To intuitively verify the cross-modal retrieval performance of the proposed method, we conducted retrieval visualization experiments for “image-to-text” and “text-to-image” on the UCM Caption dataset. Displayed the top 5 retrieved results. The green markers in the figure indicate ground truth, while the red markers indicate incorrect search results. Looking at
Figure 12, for the first query image, the top five text descriptions accurately capture core information such as “tennis court”, “surrounding plants”, and “adjacent road”, and the descriptions of details like “small” and “trees/plants” also match the images. The second query image accurately covers key semantics such as “four storage tanks” and “connected/arranged neatly”. For the third query image, the first three descriptions correctly express “dense forest” and “dark green plants”, but the fourth and fifth descriptions mistakenly refer to “plants” as “trees”, reflecting the model’s deficiency in distinguishing subdivided semantics like “general vegetation” and “trees”.

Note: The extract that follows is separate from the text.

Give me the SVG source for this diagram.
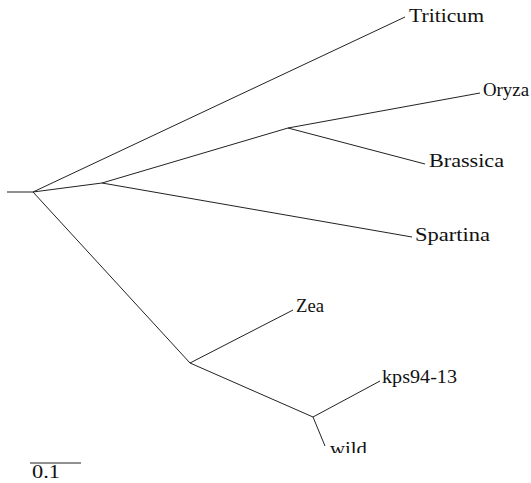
<svg xmlns="http://www.w3.org/2000/svg" width="531" height="483" viewBox="0 0 531 483">
<style>
.b{stroke:#222;stroke-width:1;fill:none}
.t{font-family:"Liberation Serif","DejaVu Serif",serif;font-size:19px;fill:#111}
</style>
<defs><clipPath id="c"><rect x="0" y="0" width="531" height="453"/></clipPath></defs>
<g id="connectors">
<line class="b" x1="7" y1="192" x2="33" y2="192"/>
<line class="b" x1="33" y1="192" x2="405" y2="17"/>
<line class="b" x1="33" y1="192" x2="102" y2="183"/>
<line class="b" x1="102" y1="183" x2="288" y2="128"/>
<line class="b" x1="288" y1="128" x2="480" y2="93"/>
<line class="b" x1="288" y1="128" x2="425" y2="164"/>
<line class="b" x1="102" y1="183" x2="412" y2="237"/>
<line class="b" x1="33" y1="192" x2="190" y2="363"/>
<line class="b" x1="190" y1="363" x2="293" y2="310"/>
<line class="b" x1="190" y1="363" x2="313" y2="417"/>
<line class="b" x1="313" y1="417" x2="380" y2="381"/>
<line class="b" x1="313" y1="417" x2="325" y2="446"/>
</g>
<g id="Triticum"><text class="t" x="409" y="22" textLength="75" lengthAdjust="spacingAndGlyphs">Triticum</text></g>
<g id="Oryza"><text class="t" x="483" y="96" textLength="46" lengthAdjust="spacingAndGlyphs">Oryza</text></g>
<g id="Brassica"><text class="t" x="429" y="167" textLength="75" lengthAdjust="spacingAndGlyphs">Brassica</text></g>
<g id="Spartina"><text class="t" x="415" y="241" textLength="75" lengthAdjust="spacingAndGlyphs">Spartina</text></g>
<g id="Zea"><text class="t" x="296" y="312" textLength="28" lengthAdjust="spacingAndGlyphs">Zea</text></g>
<g id="kps94-13"><text class="t" x="382" y="383" textLength="75" lengthAdjust="spacingAndGlyphs">kps94-13</text></g>
<g id="wild"><text class="t" x="330" y="455" textLength="37" lengthAdjust="spacingAndGlyphs" clip-path="url(#c)">wild</text></g>
<g id="scale">
<line class="b" x1="30" y1="463" x2="81" y2="463"/>
<text class="t" x="32" y="478" textLength="28" lengthAdjust="spacingAndGlyphs">0.1</text>
</g>
</svg>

In the visualization results shown in
Figure 13, for QueryText1, the top three retrieved images accurately match the intersection shape, and the ground truth result marked in green ranks second, indicating that the model can effectively understand the spatial relationship of “intersection” and “roads vertical”. The first three results for QueryText2 accurately present the diamond-shaped field features, while the fourth image is marked red due to deviations in the field shape, showing that the model still has room for optimization in judging precise geometric shapes like “regular baseball diamond”. For QueryText3, the first and second images contain buildings and roads but lack prominent vehicle features, and the third and fourth images are marked red because they lack the core element of “cars parked neatly”, indicating that the model still needs to be strengthened in the semantic alignment of fine-grained objects (such as “cars parked neatly”). These shortcomings also spurred our further efforts.